COLLECT_GCC=gfortran-6
COLLECT_LTO_WRAPPER=/usr/lib/gcc/x86_64-linux-gnu/6/lto-wrapper
Target: x86_64-linux-gnu
Configured with: ../src/configure -v --with-pkgversion='Ubuntu
6.2.0-3ubuntu11~16.04' --with-bugurl=file:///usr/share/doc/gcc-6/README.Bugs
--enable-languages=c,ada,c++,java,go,d,fortran,objc,obj-c++ --prefix=/usr
--program-suffix=-6 --enable-shared --enable-linker-build-id
--libexecdir=/usr/lib --without-included-gettext --enable-threads=posix
--libdir=/usr/lib --enable-nls --with-sysroot=/ --enable-clocale=gnu
--enable-libstdcxx-debug --enable-libstdcxx-time=yes
--with-default-libstdcxx-abi=new --enable-gnu-unique-object
--disable-vtable-verify --enable-libmpx --enable-plugin --with-system-zlib
--disable-browser-plugin --enable-java-awt=gtk --enable-gtk-cairo
--with-java-home=/usr/lib/jvm/java-1.5.0-gcj-6-amd64/jre --enable-java-home
--with-jvm-root-dir=/usr/lib/jvm/java-1.5.0-gcj-6-amd64
--with-jvm-jar-dir=/usr/lib/jvm-exports/java-1.5.0-gcj-6-amd64
--with-arch-directory=amd64 --with-ecj-jar=/usr/share/java/eclipse-ecj.jar
--enable-objc-gc --enable-multiarch --disable-werror --with-arch-32=i686
--with-abi=m64 --with-multilib-list=m32,m64,mx32 --enable-multilib
--with-tune=generic --enable-checking=release --build=x86_64-linux-gnu
--host=x86_64-linux-gnu --target=x86_64-linux-gnu
Thread model: posix
gcc version 6.2.0 20160901 (Ubuntu 6.2.0-3ubuntu11~16.04)
jenda@VivoBook ~/Bug reports/gfortran/6/PhSh1 $ gfortran-6 phsh1.f -std=legacy
-I. -o default/phsh1
jenda@VivoBook ~/Bug reports/gfortran/6/PhSh1 $ cd default/
jenda@VivoBook ~/Bug reports/gfortran/6/PhSh1/default $ time ./phsh1 < ../bmtz
 Slab or Bulk calculation?
 input 1 for Slab or 0 for Bulk
 Input the MTZ value from the substrate calculation

real    72m51.345s
user    72m48.584s
sys     0m0.968s
jenda@VivoBook ~/Bug reports/gfortran/6/PhSh1/default $ cd ..
jenda@VivoBook ~/Bug reports/gfortran/6/PhSh1 $ gfortran-6 phsh1.f -std=legacy
-I. -march=native -o march/phsh1
jenda@VivoBook ~/Bug reports/gfortran/6/PhSh1 $ cd march/
jenda@VivoBook ~/Bug reports/gfortran/6/PhSh1/march $ time ./phsh1 < ../bmtz
 Slab or Bulk calculation?
 input 1 for Slab or 0 for Bulk
 Input the MTZ value from the substrate calculation

real    217m56.080s
user    217m52.092s
sys     0m1.096s

As shown, code compiled with -march=native is 3x slower.

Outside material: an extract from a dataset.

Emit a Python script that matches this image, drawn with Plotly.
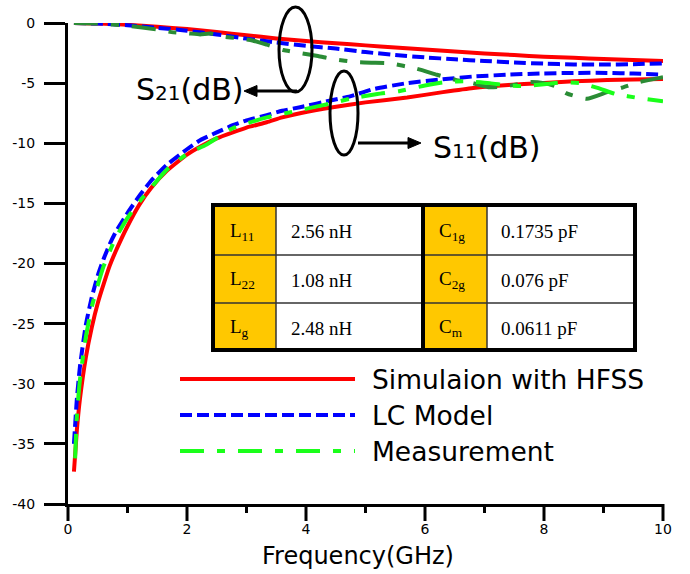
import plotly.graph_objects as go

# ---- S-parameter data (frequency in GHz, magnitude in dB) ----
# S21, HFSS simulation
f_s21_hfss = [0.1, 0.5, 1.0, 1.5, 2.0, 2.5, 3.0, 3.5, 4.0, 4.5, 5.0, 5.5, 6.0, 6.5, 7.0, 7.5, 8.0, 8.5, 9.0, 9.5, 10.0]
s21_hfss = [0.0, -0.04, -0.15, -0.32, -0.5, -0.75, -1.02, -1.28, -1.5, -1.68, -1.86, -2.03, -2.2, -2.37, -2.53, -2.67, -2.8, -2.9, -3.0, -3.08, -3.17]

# S21, LC model
f_s21_lc = [0.1, 0.5, 1.0, 1.5, 2.0, 2.5, 3.0, 3.5, 4.0, 4.5, 5.0, 5.5, 6.0, 6.5, 7.0, 7.5, 8.0, 8.5, 9.0, 9.5, 10.0]
s21_lc = [0.0, -0.05, -0.18, -0.4, -0.64, -0.95, -1.3, -1.62, -1.9, -2.13, -2.42, -2.66, -2.86, -3.02, -3.16, -3.28, -3.38, -3.45, -3.46, -3.42, -3.36]

# S21, measurement
f_s21_meas = [0.1, 0.5, 1.0, 1.5, 1.77, 2.0, 2.22, 2.4, 2.56, 2.9, 3.1, 3.34, 3.62, 3.9, 4.2, 4.45, 4.85, 5.1, 5.4, 5.86, 6.2,
              6.53, 6.8, 7.09, 7.38, 7.77, 8.0, 8.21, 8.38, 8.72, 9.06, 9.33, 9.61, 10.0]
s21_meas = [0.0, -0.05, -0.22, -0.55, -0.78, -0.85, -0.95, -0.88, -1.1, -1.3, -1.45, -1.8, -2.25, -2.5, -2.75, -3.0, -3.25, -3.3,
            -3.35, -3.8, -4.3, -4.75, -5.0, -5.35, -5.25, -4.9, -5.0, -5.3, -5.85, -6.3, -5.75, -5.35, -4.9, -4.5]

# S11, HFSS simulation
f_s11_hfss = [0.1, 0.15, 0.2, 0.3, 0.4, 0.5, 0.6, 0.7, 0.8, 1.0, 1.2, 1.4, 1.66, 2.0, 2.22, 2.5, 2.77, 3.0, 3.34, 3.6, 3.9,
              4.45, 5.0, 5.7, 6.3, 6.81, 7.4, 7.93, 8.5, 9.06, 9.5, 10.0]
s11_hfss = [-37.3, -33.8, -31.3, -27.8, -25.3, -23.3, -21.7, -20.2, -19.0, -16.9, -15.1, -13.7, -12.3, -10.95, -10.3, -9.6,
            -9.1, -8.7, -8.25, -7.85, -7.5, -7.0, -6.6, -6.2, -5.75, -5.4, -5.15, -5.0, -4.85, -4.75, -4.7, -4.65]

# S11, LC model
f_s11_lc = [0.1, 0.15, 0.2, 0.3, 0.4, 0.5, 0.6, 0.7, 0.8, 1.0, 1.21, 1.4, 1.66, 2.0, 2.22, 2.5, 2.77, 3.0, 3.34, 3.6, 3.9,
            4.45, 4.74, 5.13, 5.7, 6.25, 6.81, 7.38, 7.93, 8.5, 9.06, 9.5, 10.0]
s11_lc = [-35.0, -31.2, -28.6, -25.1, -22.8, -21.0, -19.6, -18.4, -17.4, -15.8, -14.3, -13.1, -11.8, -10.5, -9.75, -9.1,
          -8.5, -8.1, -7.67, -7.3, -7.0, -6.4, -6.1, -5.5, -5.0, -4.7, -4.45, -4.3, -4.2, -4.15, -4.15, -4.2, -4.3]

# S11, measurement
f_s11_meas = [0.12, 0.15, 0.2, 0.3, 0.4, 0.5, 0.6, 0.7, 0.8, 1.0, 1.26, 1.66, 2.0, 2.33, 2.77, 3.34, 3.9, 4.45, 4.74, 5.2,
              5.58, 6.0, 6.37, 6.7, 7.09, 7.4, 7.65, 8.0, 8.3, 8.6, 8.9, 9.2, 9.61, 10.0]
s11_meas = [-36.2, -32.6, -29.7, -26.1, -23.6, -21.8, -20.2, -19.0, -17.9, -16.2, -14.5, -12.2, -10.9, -10.1, -8.75, -7.85,
            -7.25, -6.65, -6.3, -5.9, -5.65, -5.2, -4.9, -4.85, -5.0, -5.2, -5.25, -5.1, -4.95, -5.0, -5.4, -5.9, -6.25, -6.5]

# Axis ticks
y_ticks = [0, -5, -10, -15, -20, -25, -30, -35, -40]
y_tick_text = ["0", "-5", "-10", "-15", "-20", "-25", "-30", "-35", "-40"]
x_ticks = [0, 2, 4, 6, 8, 10]
x_tick_text = ["0", "2", "4", "6", "8", "10"]
x_minor_ticks = [1, 3, 5, 7, 9]

# Table of extracted LC-model parameters
tab_names_left = ["L<sub>11</sub>", "L<sub>22</sub>", "L<sub>g</sub>"]
tab_vals_left = ["2.56 nH", "1.08 nH", "2.48 nH"]
tab_names_right = ["C<sub>1g</sub>", "C<sub>2g</sub>", "C<sub>m</sub>"]
tab_vals_right = ["0.1735 pF", "0.076 pF", "0.0611 pF"]

# Legend entries
legend_labels = ["Simulaion with HFSS", "LC Model", "Measurement"]

RED = "#ff0000"
BLUE = "#0000ff"
LIME = "#1aff1a"
DKGREEN = "#2a8c35"
DASH = "12px,5px"
DASHDOT = "24px,13px,8px,13px"
SANS = "DejaVu Sans"
SERIF = "Liberation Serif"

W, H = 690, 574
L, R, T, B = 68, 27, 23, 70
X_RANGE = [0, 10]
Y_RANGE = [-40, 0]
PLOT_H = H - T - B


def px_x(p):
    return (p - L) / (W - L - R)


def px_y(p):
    return (H - B - p) / PLOT_H


fig = go.Figure()


def add_curve(x, y, color, dash):
    fig.add_trace(go.Scatter(x=x, y=y, mode="lines", showlegend=False,
                             line=dict(color=color, width=4, dash=dash, shape="spline", smoothing=0.5)))


add_curve(f_s21_hfss, s21_hfss, RED, "solid")
add_curve(f_s11_hfss, s11_hfss, RED, "solid")
add_curve(f_s21_lc, s21_lc, BLUE, DASH)
add_curve(f_s11_lc, s11_lc, BLUE, DASH)
add_curve(f_s21_meas, s21_meas, DKGREEN, DASHDOT)
add_curve(f_s11_meas, s11_meas, LIME, DASHDOT)

shapes = []
annotations = []

# Frequency-axis tick marks (long at labelled values, short in between)
for vals, length in ((x_ticks, 17), (x_minor_ticks, 9)):
    for v in vals:
        xp = (v - X_RANGE[0]) / (X_RANGE[1] - X_RANGE[0])
        shapes.append(dict(type="line", xref="paper", yref="paper", x0=xp, x1=xp,
                           y0=0, y1=-length / PLOT_H, line=dict(color="black", width=3)))

# Ellipses marking the two groups of curves
shapes.append(dict(type="circle", xref="paper", yref="paper",
                   x0=px_x(279), x1=px_x(312), y0=px_y(92), y1=px_y(7),
                   line=dict(color="black", width=3)))
shapes.append(dict(type="circle", xref="paper", yref="paper",
                   x0=px_x(330), x1=px_x(358), y0=px_y(155), y1=px_y(71),
                   line=dict(color="black", width=3)))


def arrow(x_tail, x_head, y):
    """Horizontal arrow with a filled triangular head."""
    d = 1 if x_head > x_tail else -1
    shapes.append(dict(type="line", xref="paper", yref="paper",
                       x0=px_x(x_tail), x1=px_x(x_head - d * 8), y0=px_y(y), y1=px_y(y),
                       line=dict(color="black", width=3)))
    path = "M {} {} L {} {} L {} {} Z".format(
        px_x(x_head), px_y(y), px_x(x_head - d * 13), px_y(y - 5.5), px_x(x_head - d * 13), px_y(y + 5.5))
    shapes.append(dict(type="path", xref="paper", yref="paper", path=path,
                       fillcolor="black", line=dict(color="black", width=1)))


arrow(297, 244, 91)
arrow(358, 421, 143)

annotations.append(dict(xref="paper", yref="paper", x=px_x(134), y=px_y(89), xanchor="left", yanchor="middle",
                        text='S<span style="font-size:20px">21</span>(dB)', showarrow=False,
                        font=dict(family=SANS, size=30, color="black")))
annotations.append(dict(xref="paper", yref="paper", x=px_x(431), y=px_y(147), xanchor="left", yanchor="middle",
                        text='S<span style="font-size:20px">11</span>(dB)', showarrow=False,
                        font=dict(family=SANS, size=30, color="black")))

# Parameter table
tx = [213, 276, 423, 487, 635]
ty = [205, 255, 303, 350]
YELLOW = "#ffc800"
for c0, c1 in [(tx[0], tx[1]), (tx[2], tx[3])]:
    shapes.append(dict(type="rect", xref="paper", yref="paper", x0=px_x(c0), x1=px_x(c1),
                       y0=px_y(ty[-1]), y1=px_y(ty[0]), fillcolor=YELLOW, line=dict(width=0), layer="above"))
for c0, c1 in [(tx[1], tx[2]), (tx[3], tx[4])]:
    shapes.append(dict(type="rect", xref="paper", yref="paper", x0=px_x(c0), x1=px_x(c1),
                       y0=px_y(ty[-1]), y1=px_y(ty[0]), fillcolor="white", line=dict(width=0), layer="above"))
for yy in ty[1:-1]:
    shapes.append(dict(type="line", xref="paper", yref="paper", x0=px_x(tx[0]), x1=px_x(tx[-1]),
                       y0=px_y(yy), y1=px_y(yy), line=dict(color="#333333", width=1.5), layer="above"))
for xx in (tx[1], tx[3]):
    shapes.append(dict(type="line", xref="paper", yref="paper", x0=px_x(xx), x1=px_x(xx),
                       y0=px_y(ty[0]), y1=px_y(ty[-1]), line=dict(color="#333333", width=1.5), layer="above"))
shapes.append(dict(type="line", xref="paper", yref="paper", x0=px_x(tx[2]), x1=px_x(tx[2]),
                   y0=px_y(ty[0]), y1=px_y(ty[-1]), line=dict(color="black", width=4), layer="above"))
shapes.append(dict(type="rect", xref="paper", yref="paper", x0=px_x(tx[0]), x1=px_x(tx[-1]),
                   y0=px_y(ty[-1]), y1=px_y(ty[0]), line=dict(color="black", width=4), layer="above"))

row_mid = [232, 280, 328]
for i in range(3):
    for col_x, txt in [(228, tab_names_left[i]), (289, tab_vals_left[i]),
                       (437, tab_names_right[i]), (499, tab_vals_right[i])]:
        annotations.append(dict(xref="paper", yref="paper", x=px_x(col_x), y=px_y(row_mid[i]),
                                xanchor="left", yanchor="middle", text=txt, showarrow=False,
                                font=dict(family=SERIF, size=19, color="black")))

# Legend drawn as long line samples with labels
legend_y = [379, 415, 451]
legend_styles = [(RED, "solid"), (BLUE, DASH), (LIME, DASHDOT)]
for yy, (col, dsh), lab in zip(legend_y, legend_styles, legend_labels):
    shapes.append(dict(type="line", xref="paper", yref="paper", x0=px_x(180), x1=px_x(355),
                       y0=px_y(yy), y1=px_y(yy), line=dict(color=col, width=4, dash=dsh)))
    annotations.append(dict(xref="paper", yref="paper", x=px_x(370), y=px_y(yy), xanchor="left",
                            yanchor="middle", text=lab, showarrow=False,
                            font=dict(family=SANS, size=26.5, color="black")))

# X-axis title
annotations.append(dict(xref="paper", yref="paper", x=px_x(358), y=px_y(556), xanchor="center",
                        yanchor="middle", text="Frequency(GHz)", showarrow=False,
                        font=dict(family=SANS, size=24, color="black")))

fig.update_layout(
    width=W, height=H,
    margin=dict(l=L, r=R, t=T, b=B, pad=0),
    paper_bgcolor="white", plot_bgcolor="white",
    shapes=shapes, annotations=annotations,
    showlegend=False,
    font=dict(family=SANS, color="black"),
    xaxis=dict(range=X_RANGE, tickmode="array", tickvals=x_ticks, ticktext=x_tick_text, ticks="",
               showline=True, linewidth=3, linecolor="black", showgrid=False, zeroline=False,
               tickfont=dict(family=SANS, size=14, color="black"), ticklabelstandoff=10),
    yaxis=dict(range=Y_RANGE, tickmode="array", tickvals=y_ticks, ticktext=y_tick_text, ticks="outside",
               ticklen=21, tickwidth=3, tickcolor="black", showline=True, linewidth=3, linecolor="black",
               showgrid=False, zeroline=False, tickfont=dict(family=SANS, size=14, color="black"),
               ticklabelstandoff=6),
)

fig.write_html("out.html")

All outputs are
identical, so it is solely a performance issue. Adding -O3 isn't very helpful.
My CPU is Intel(R) Core(TM) i3-3217U CPU @ 1.80GHz with these flags:
fpu vme de pse tsc msr pae mce cx8 apic sep mtrr pge mca cmov pat pse36 clflush
dts acpi mmx fxsr sse sse2 ss ht tm pbe syscall nx rdtscp lm constant_tsc
arch_perfmon pebs bts rep_good nopl xtopology nonstop_tsc aperfmperf eagerfpu
pni pclmulqdq dtes64 monitor ds_cpl vmx est tm2 ssse3 cx16 xtpr pdcm pcid
sse4_1 sse4_2 x2apic popcnt tsc_deadline_timer xsave avx f16c lahf_lm epb
tpr_shadow vnmi flexpriority ept vpid fsgsbase smep erms xsaveopt dtherm ida
arat pln pts

The code is an old, single-threaded F77 program calculating crystal potentials.
Profiler shows that almost all the time is spent in subroutine MTZ.